Everything from the first line of the data below through the line that contains "80, 89.5, 99]" should be written out exactly, please, and nothing more; the pictures stay out.
[Data segment start]
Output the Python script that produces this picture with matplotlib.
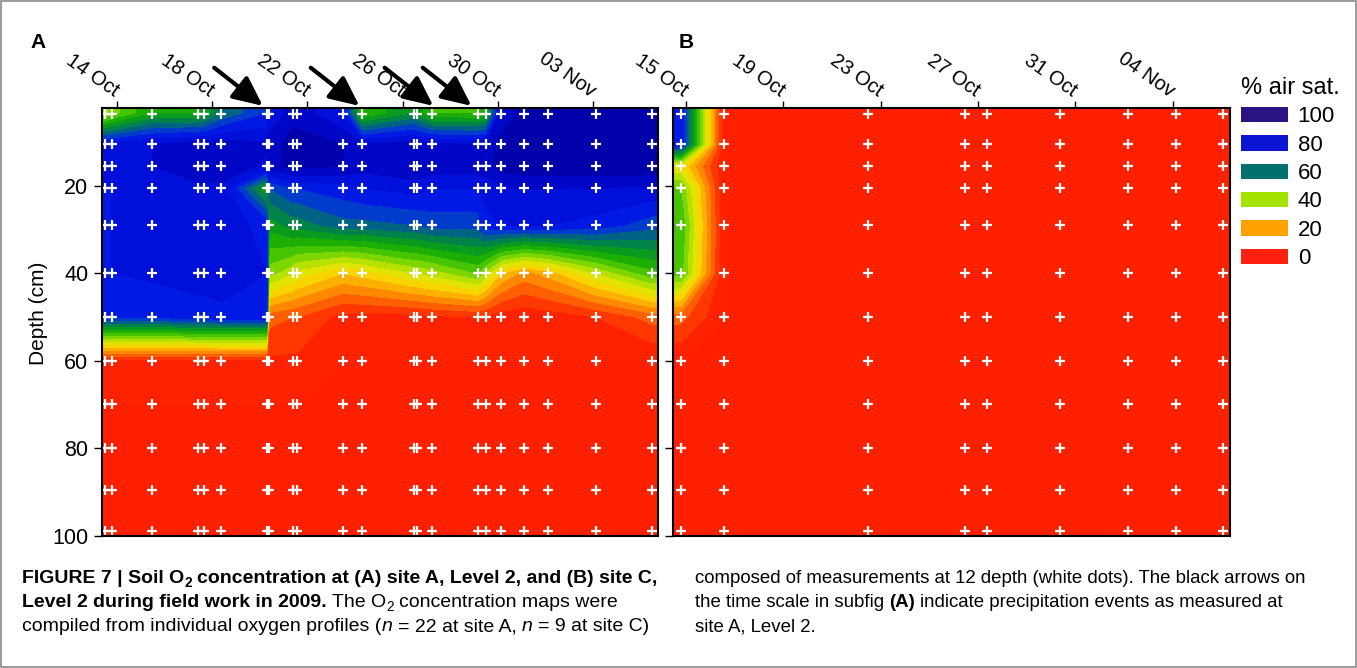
import numpy as np
import matplotlib
matplotlib.use('Agg')
import matplotlib.pyplot as plt
from matplotlib.colors import LinearSegmentedColormap
from matplotlib.patches import Patch, Rectangle

plt.rcParams['font.family'] = ['Liberation Sans', 'DejaVu Sans']

# measurement depths (cm), shared by both sites
depths = [3.5, 10.5, 15.5, 20.5, 29, 40, 50, 60, 70, 80, 89.5, 99]

# site A: profile times (days after 14 Oct) and O2 (% air sat.), one row per depth
days_a = [-0.49, -0.21, 1.49, 3.42, 3.68, 4.38, 6.30, 6.40, 7.41, 7.55, 9.51,
          10.28, 12.49, 12.60, 13.24, 15.15, 15.49, 16.11, 17.10, 18.11, 20.10, 22.45]
o2_a = [
    [38, 42, 55, 55, 56, 65, 75, 80, 88, 88, 80, 50, 60, 58, 50, 50, 52, 85, 93, 95, 95, 95],
    [82, 82, 85, 88, 88, 88, 86, 88, 92, 92, 90, 85, 88, 88, 86, 85, 86, 92, 95, 95, 95, 95],
    [82, 82, 85, 88, 88, 88, 84, 88, 92, 92, 90, 87, 90, 90, 88, 88, 88, 92, 94, 94, 94, 94],
    [80, 80, 82, 84, 84, 84, 55, 70, 75, 75, 78, 80, 82, 82, 80, 80, 82, 84, 85, 85, 85, 84],
    [80, 80, 82, 83, 83, 83, 78, 57, 62, 62, 68, 68, 70, 70, 72, 72, 78, 80, 80, 80, 78, 72],
    [80, 80, 81, 82, 82, 82, 80, 42, 35, 33, 25, 27, 35, 35, 37, 45, 38, 25, 18, 22, 35, 48],
    [75, 75, 76, 78, 78, 79, 79, 12, 10, 10, 3, 3, 3, 3, 4, 5, 4, 2, 1, 2, 5, 12],
    [3, 3, 3, 3, 3, 3, 3, 4, 4, 4, 0, 0, 0, 0, 0, 0, 0, 0, 0, 0, 0, 0],
    [0] * 22,
    [0] * 22,
    [0] * 22,
    [0] * 22,
]

# site C: profile times (days after 15 Oct)
days_b = [-0.22, 1.56, 7.49, 11.47, 12.36, 15.37, 18.18, 20.14, 22.08]
o2_b = [
    [80, 0, 0, 0, 0, 0, 0, 0, 0],
    [80, 0, 0, 0, 0, 0, 0, 0, 0],
    [30, 0, 0, 0, 0, 0, 0, 0, 0],
    [45, 0, 0, 0, 0, 0, 0, 0, 0],
    [50, 0, 0, 0, 0, 0, 0, 0, 0],
    [47, 0, 0, 0, 0, 0, 0, 0, 0],
    [12, 0, 0, 0, 0, 0, 0, 0, 0],
    [0] * 9,
    [0] * 9,
    [0] * 9,
    [0] * 9,
    [0] * 9,
]

# precipitation events at site A (days after 14 Oct)
rain_days = [6.25, 10.3, 13.4, 15.0]

ticks = [0, 4, 8, 12, 16, 20]
labels_a = ['14 Oct', '18 Oct', '22 Oct', '26 Oct', '30 Oct', '03 Nov']
labels_b = ['15 Oct', '19 Oct', '23 Oct', '27 Oct', '31 Oct', '04 Nov']
depth_ticks = [20, 40, 60, 80, 100]

legend_values = ['100', '80', '60', '40', '20', '0']
legend_colors = ['#2a1280', '#0a14d2', '#00706e', '#a2e400', '#ffa200', '#ff2010']

cmap = LinearSegmentedColormap.from_list('o2', [
    (0.00, '#ff2000'), (0.05, '#ff2400'), (0.12, '#ff5a00'), (0.20, '#ffa000'),
    (0.30, '#f5e600'), (0.38, '#b4e100'), (0.45, '#5ccf00'), (0.52, '#1fb000'),
    (0.60, '#00922a'), (0.66, '#006e6e'), (0.72, '#0040c8'), (0.78, '#0018e6'),
    (0.86, '#0008d0'), (0.93, '#0000a8'), (1.00, '#0a0a78')])
levels = np.arange(0, 101, 5)

W, H = 1357, 668
fig = plt.figure(figsize=(W / 100, H / 100), dpi=100)


def make_panel(rect, days, o2, xlim, tick_labels, show_ylabels):
    ax = fig.add_axes(rect)
    ylim = (100.1, 2.2)
    # stretch edge profiles out to the frame so the map fills the panel
    x = np.concatenate([[xlim[0]], days, [xlim[1]]])
    y = np.concatenate([[ylim[1]], depths, [ylim[0]]])
    z = np.pad(np.array(o2, dtype=float), 1, mode='edge')
    ax.contourf(x, y, z, levels=levels, cmap=cmap, extend='both')
    dx, dy = np.meshgrid(days, depths)
    ax.plot(dx.ravel(), dy.ravel(), '+', color='white', ms=6.5, mew=1.6)
    ax.set_xlim(xlim)
    ax.set_ylim(ylim)
    ax.xaxis.tick_top()
    ax.set_xticks(ticks)
    ax.set_xticklabels(tick_labels, rotation=-35, ha='right', va='center',
                       rotation_mode='anchor', fontsize=14.5)
    ax.tick_params(axis='x', direction='out', length=5, width=1, pad=6)
    ax.tick_params(axis='y', direction='out', length=6, width=1, pad=4, labelsize=15.5)
    ax.set_yticks(depth_ticks)
    if not show_ylabels:
        ax.set_yticklabels([])
    for sp in ax.spines.values():
        sp.set_linewidth(1.5)
    return ax


ax_a = make_panel([102.3 / W, 1 - 536 / H, 555.4 / W, 428 / H], days_a, o2_a,
                  (-0.60, 22.70), labels_a, True)
ax_a.set_ylabel('Depth (cm)', fontsize=15)
ax_a.yaxis.set_label_coords(-0.098, 0.52)

ax_b = make_panel([673.3 / W, 1 - 536 / H, 556.7 / W, 428 / H], days_b, o2_b,
                  (-0.52, 22.36), labels_b, False)

# precipitation arrows above panel A
for d in rain_days:
    ax_a.annotate('', xy=(d, 1.0), xycoords=('data', 'axes fraction'),
                  xytext=(-37, 29), textcoords='offset points', annotation_clip=False,
                  arrowprops=dict(arrowstyle='-|>,head_length=0.9,head_width=0.42',
                                  color='black', lw=3, mutation_scale=20,
                                  shrinkA=0, shrinkB=2.5))

fig.text(30 / W, 1 - 42 / H, 'A', fontsize=15, fontweight='bold', va='center')
fig.text(679 / W, 1 - 42 / H, 'B', fontsize=15, fontweight='bold', va='center')

handles = [Patch(facecolor=c, edgecolor='none') for c in legend_colors]
leg = fig.legend(handles, legend_values, title='% air sat.', loc='upper left',
                 bbox_to_anchor=(1241 / W, 1 - 77 / H), frameon=False, fontsize=16,
                 title_fontsize=17, handlelength=2.1, handleheight=0.68,
                 labelspacing=0.33, handletextpad=0.45, borderpad=0, borderaxespad=0,
                 alignment='left')

# caption in two columns
cap_font = ['Liberation Sans Narrow', 'Liberation Sans', 'DejaVu Sans']
renderer = fig.canvas.get_renderer()


def space_width(size, **kw):
    t1 = fig.text(0, 0, 'x x', family=cap_font, fontsize=size, **kw)
    t2 = fig.text(0, 0, 'xx', family=cap_font, fontsize=size, **kw)
    w = t1.get_window_extent(renderer).width - t2.get_window_extent(renderer).width
    t1.remove()
    t2.remove()
    return w


def caption_line(x, y, runs, cap_size):
    for text, kw in runs:
        kw = dict(kw)
        sub = kw.pop('sub', False)
        sp = space_width(cap_size, **kw)
        if text.startswith(' '):
            x += sp
        size = cap_size * 0.7 if sub else cap_size
        yy = y + 4 if sub else y
        t = fig.text(x / W, 1 - yy / H, text.strip(), family=cap_font, fontsize=size,
                     va='baseline', ha='left', **kw)
        x += t.get_window_extent(renderer).width
        if text.endswith(' '):
            x += sp


B = dict(fontweight='bold')
N = dict()
I = dict(style='italic')

caption_line(22, 583, [('FIGURE 7 | Soil O', B), ('2', dict(B, sub=True)),
                       (' concentration at (A) site A, Level 2, and (B) site C,', B)], 14)
caption_line(22, 607, [('Level 2 during field work in 2009.', B), (' The O', N),
                       ('2', dict(sub=True)), (' concentration maps were', N)], 14)
caption_line(22, 631, [('compiled from individual oxygen profiles (', N), ('n', I),
                       (' = 22 at site A, ', N), ('n', I), (' = 9 at site C)', N)], 14)
caption_line(695, 583, [('composed of measurements at 12 depth (white dots). The black arrows on', N)], 13.4)
caption_line(695, 607, [('the time scale in subfig ', N), ('(A)', B),
                        (' indicate precipitation events as measured at', N)], 13.4)
caption_line(695, 631, [('site A, Level 2.', N)], 13.4)

fig.patches.append(Rectangle((0.001, 0.002), 0.998, 0.996, transform=fig.transFigure,
                             fill=False, edgecolor='#8a8a8a', lw=1.2))

fig.savefig('out.png', dpi=100)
[Data segment end]
**Full output:**
Output the Python script that produces this picture with matplotlib.
import numpy as np
import matplotlib
matplotlib.use('Agg')
import matplotlib.pyplot as plt
from matplotlib.colors import LinearSegmentedColormap
from matplotlib.patches import Patch, Rectangle

plt.rcParams['font.family'] = ['Liberation Sans', 'DejaVu Sans']

# measurement depths (cm), shared by both sites
depths = [3.5, 10.5, 15.5, 20.5, 29, 40, 50, 60, 70, 80, 89.5, 99]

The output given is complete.